If you try to make a mathematical model that only includes first-order approximations to the behaviour of the perturbed structure, the results say that the column is stable for any compressive load. Since that doesn't correspond to what happens in real life, the over-simplified model is just wrong, and useless.

As an example of why first-order approximations don't always work, consider a bar of length $$L$$ along the $$x$$ axis, from $$x = 0$$ to $$x = L$$, with no loads applied to it. The strain and stress in the bar is obviously zero.

Now, rotate the bar through 180 degrees, so the end at $$x = L$$ is now at $$x = -L$$. Obviously the strain and stress in the bar is still zero.

But if you analyse this as a simple column, you have changed the original length of $$+L$$ to a length of $$-L$$, creating an axial strain of $$-2$$, and therefore there is a huge compressive stress in the bar. Clearly something went wrong with the math!

To make a model with the correct behaviour (or at least, closer to the correct behaviour than "completely wrong") you have to include second-order effects. For example, if the column is perturbed into a curved shape, the point of application of the end load position moves corresponding to the deformed shape of the column. If the end of the column moves "sideways" from the axis, that means the end load is now applying a bending moment to the base of the column as well as an axial load.

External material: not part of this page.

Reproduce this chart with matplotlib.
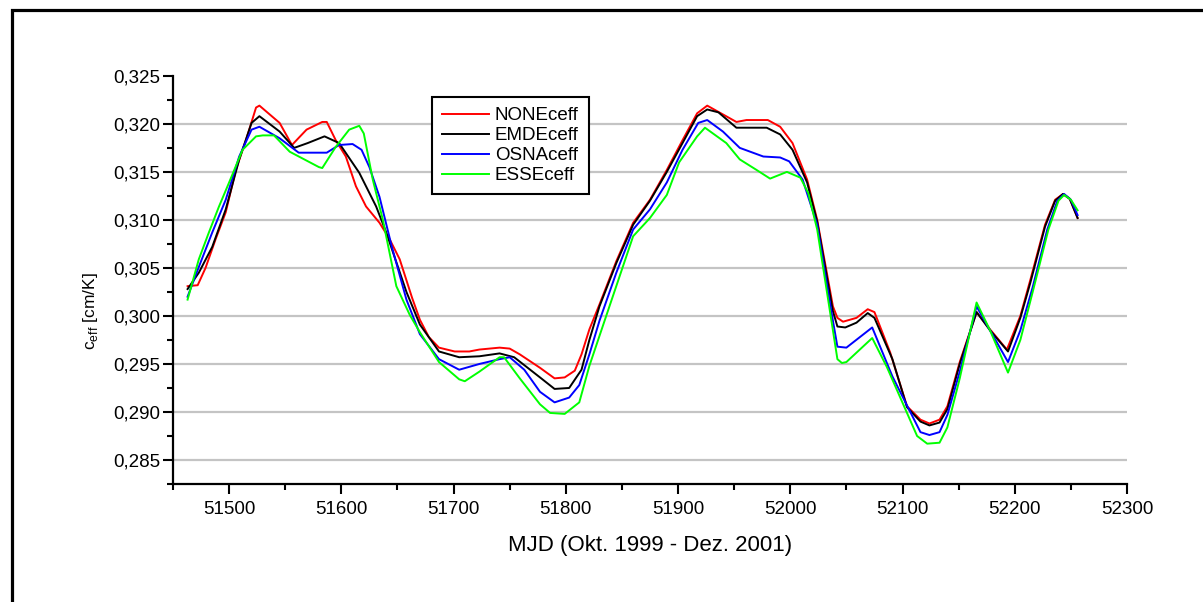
import matplotlib
matplotlib.use("Agg")
import matplotlib.pyplot as plt
from matplotlib.lines import Line2D
from matplotlib.ticker import FuncFormatter, MultipleLocator

plt.rcParams["font.family"] = ["Liberation Sans", "DejaVu Sans"]

# c_eff per correction method, MJD Oct 1999 - Dec 2001
none_mjd = [51463, 51472, 51479, 51488, 51497, 51506, 51515, 51524, 51527, 51545,
            51556, 51569, 51583, 51587, 51595, 51604, 51613, 51622, 51634, 51643,
            51652, 51663, 51670, 51678, 51687, 51701, 51714, 51723, 51741, 51750,
            51759, 51777, 51790, 51799, 51808, 51814, 51821, 51830, 51845, 51860,
            51875, 51890, 51904, 51917, 51926, 51952, 51961, 51980, 51991, 52002,
            52015, 52024, 52038, 52042, 52047, 52059, 52069, 52075, 52089, 52104,
            52116, 52124, 52133, 52140, 52151, 52166, 52178, 52193, 52205, 52214,
            52227, 52236, 52243, 52249, 52256]
none_ceff = [0.3031, 0.3032, 0.3050, 0.3080, 0.3108, 0.3152, 0.3183, 0.3217, 0.3219, 0.3201,
             0.3178, 0.3194, 0.3202, 0.3202, 0.3183, 0.3166, 0.3135, 0.3114, 0.3097, 0.3080,
             0.3059, 0.3019, 0.2996, 0.2978, 0.2967, 0.2963, 0.2963, 0.2965, 0.2967, 0.2966,
             0.2960, 0.2946, 0.2935, 0.2936, 0.2943, 0.2960, 0.2986, 0.3012, 0.3057, 0.3097,
             0.3121, 0.3152, 0.3183, 0.3211, 0.3219, 0.3202, 0.3204, 0.3204, 0.3197, 0.3180,
             0.3142, 0.3100, 0.3010, 0.2998, 0.2994, 0.2998, 0.3007, 0.3004, 0.2962, 0.2906,
             0.2892, 0.2888, 0.2892, 0.2906, 0.2952, 0.3004, 0.2986, 0.2965, 0.3000, 0.3038,
             0.3095, 0.3121, 0.3127, 0.3122, 0.3102]

emde_mjd = [51463, 51473, 51485, 51497, 51509, 51520, 51527, 51545, 51558, 51570,
            51585, 51598, 51616, 51631, 51640, 51658, 51670, 51687, 51705, 51723,
            51741, 51754, 51777, 51790, 51803, 51814, 51821, 51830, 51845, 51860,
            51875, 51890, 51904, 51917, 51926, 51936, 51952, 51979, 51991, 52002,
            52015, 52024, 52038, 52042, 52049, 52059, 52069, 52075, 52091, 52104,
            52116, 52124, 52133, 52140, 52151, 52166, 52178, 52194, 52205, 52214,
            52227, 52236, 52243, 52249, 52256]
emde_ceff = [0.3028, 0.3045, 0.3072, 0.3111, 0.3163, 0.3201, 0.3208, 0.3192, 0.3175, 0.3180,
             0.3187, 0.3180, 0.3149, 0.3114, 0.3087, 0.3025, 0.2991, 0.2963, 0.2957, 0.2958,
             0.2961, 0.2957, 0.2936, 0.2924, 0.2925, 0.2944, 0.2975, 0.3010, 0.3055, 0.3095,
             0.3120, 0.3150, 0.3180, 0.3208, 0.3215, 0.3212, 0.3196, 0.3196, 0.3189, 0.3173,
             0.3139, 0.3098, 0.3005, 0.2989, 0.2988, 0.2993, 0.3003, 0.2998, 0.2955, 0.2905,
             0.2890, 0.2886, 0.2889, 0.2903, 0.2950, 0.3004, 0.2985, 0.2963, 0.2998, 0.3035,
             0.3093, 0.3120, 0.3127, 0.3122, 0.3102]

osna_mjd = [51463, 51473, 51485, 51497, 51509, 51520, 51527, 51545, 51562, 51587,
            51598, 51610, 51618, 51625, 51634, 51645, 51658, 51670, 51687, 51705,
            51723, 51741, 51750, 51763, 51777, 51790, 51803, 51812, 51821, 51830,
            51845, 51860, 51875, 51890, 51904, 51918, 51926, 51940, 51955, 51976,
            51991, 51999, 52011, 52024, 52038, 52042, 52050, 52073, 52091, 52116,
            52124, 52133, 52140, 52151, 52166, 52178, 52194, 52205, 52216, 52229,
            52238, 52244, 52250, 52256]
osna_ceff = [0.3020, 0.3051, 0.3087, 0.3121, 0.3166, 0.3194, 0.3197, 0.3185, 0.3170, 0.3170,
             0.3178, 0.3179, 0.3173, 0.3155, 0.3124, 0.3072, 0.3017, 0.2981, 0.2955, 0.2944,
             0.2950, 0.2955, 0.2957, 0.2944, 0.2921, 0.2910, 0.2915, 0.2928, 0.2960, 0.2995,
             0.3045, 0.3090, 0.3111, 0.3139, 0.3173, 0.3201, 0.3204, 0.3192, 0.3175, 0.3166,
             0.3165, 0.3161, 0.3142, 0.3095, 0.2995, 0.2968, 0.2967, 0.2988, 0.2937, 0.2879,
             0.2876, 0.2879, 0.2897, 0.2942, 0.3010, 0.2985, 0.2952, 0.2985, 0.3030, 0.3090,
             0.3120, 0.3127, 0.3121, 0.3105]

esse_mjd = [51463, 51473, 51482, 51491, 51500, 51512, 51524, 51530, 51540, 51554,
            51580, 51583, 51595, 51607, 51616, 51620, 51628, 51637, 51649, 51661,
            51670, 51687, 51705, 51710, 51723, 51741, 51745, 51759, 51777, 51786,
            51799, 51812, 51821, 51836, 51860, 51875, 51890, 51901, 51917, 51924,
            51943, 51955, 51970, 51982, 51997, 52009, 52016, 52024, 52038, 52042,
            52046, 52050, 52073, 52086, 52113, 52122, 52133, 52140, 52151, 52166,
            52178, 52194, 52205, 52216, 52230, 52239, 52244, 52250, 52256]
esse_ceff = [0.3017, 0.3059, 0.3087, 0.3114, 0.3139, 0.3173, 0.3187, 0.3188, 0.3188, 0.3171,
             0.3155, 0.3154, 0.3176, 0.3194, 0.3198, 0.3190, 0.3142, 0.3100, 0.3031, 0.3001,
             0.2983, 0.2952, 0.2934, 0.2932, 0.2942, 0.2957, 0.2957, 0.2935, 0.2908, 0.2899,
             0.2898, 0.2910, 0.2948, 0.3000, 0.3083, 0.3102, 0.3126, 0.3160, 0.3187, 0.3196,
             0.3180, 0.3163, 0.3152, 0.3143, 0.3150, 0.3144, 0.3128, 0.3090, 0.2985, 0.2955,
             0.2951, 0.2952, 0.2977, 0.2947, 0.2875, 0.2867, 0.2868, 0.2884, 0.2935, 0.3014,
             0.2985, 0.2941, 0.2975, 0.3025, 0.3090, 0.3120, 0.3126, 0.3121, 0.3110]

series = [
    ("NONEceff", none_mjd, none_ceff, "#ff0000"),
    ("EMDEceff", emde_mjd, emde_ceff, "#000000"),
    ("OSNAceff", osna_mjd, osna_ceff, "#0000ff"),
    ("ESSEceff", esse_mjd, esse_ceff, "#00ff00"),
]

fig = plt.figure(figsize=(12.03, 6.02), dpi=100)
ax = fig.add_axes([0.1438, 0.196, 0.793, 0.678])

for name, mjd, ceff, color in series:
    ax.plot(mjd, ceff, color=color, lw=1.4, label=name, zorder=3)

ax.set_xlim(51450, 52300)
ax.set_ylim(0.2825, 0.325)
ax.xaxis.set_major_locator(MultipleLocator(100))
ax.xaxis.set_minor_locator(MultipleLocator(50))
ax.yaxis.set_major_locator(MultipleLocator(0.005))
ax.yaxis.set_minor_locator(MultipleLocator(0.0025))
ax.yaxis.set_major_formatter(FuncFormatter(lambda v, p: f"{v:.3f}".replace(".", ",")))

for y in [0.285, 0.290, 0.295, 0.300, 0.305, 0.310, 0.315, 0.320]:
    ax.axhline(y, color="#c4c4c4", lw=1.6, zorder=1)

ax.spines["top"].set_visible(False)
ax.spines["right"].set_visible(False)
for s in ["left", "bottom"]:
    ax.spines[s].set_linewidth(1.6)
ax.tick_params(which="major", length=7, width=1.5, labelsize=13.5, direction="out")
ax.tick_params(which="minor", length=4, width=1.5, direction="out")
ax.tick_params(axis="y", pad=2)
ax.tick_params(axis="x", pad=5)

ax.set_xlabel("MJD (Okt. 1999 - Dez. 2001)", fontsize=16)
ax.set_ylabel(r"c$_\mathregular{eff}$ [cm/K]", fontsize=12.5)
ax.xaxis.set_label_coords(0.5, -0.125)
ax.yaxis.set_label_coords(-0.0765, 0.424)

leg = ax.legend(loc="upper left", bbox_to_anchor=(0.2715, 0.9485), borderaxespad=0,
                fontsize=13.5, handlelength=2.5, handletextpad=0.3, labelspacing=0.15,
                borderpad=0.55, fancybox=False, framealpha=1, edgecolor="black")
leg.get_frame().set_linewidth(1.5)

# outer frame, left and top edges only
fig.add_artist(Line2D([0.0096, 0.0096, 1.0], [0.0, 0.984, 0.984],
                      transform=fig.transFigure, color="black", lw=2.3,
                      solid_joinstyle="miter"))

fig.savefig("out.png", dpi=100)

Also, since the perturbed shape of the column is a curve, and the length of the center line of the column does not change measured along the curve, that implies that the end of the column moves axially as well as sideways. That means that the applied load does work (= the appled force $$\times$$ the axial component of the displacement).

The problem with understanding most "simple" derivations of Euler buckling is that you meet them before you have learned the general concept of how to model arbitrary (large) displacements of a body. Therefore, the derivation often seems to be "pulling rabbits out of a hat" in order to get to the accepted answer, but doesn't provide a convincing explanation of why it was done that way.

An article like your blog link doesn't really help. It doesn't say anything that is wrong, but it can't replace a university-level course on continuum mechanics that is a follow up to the "small displacements and small strains" approximations that are made in most first courses.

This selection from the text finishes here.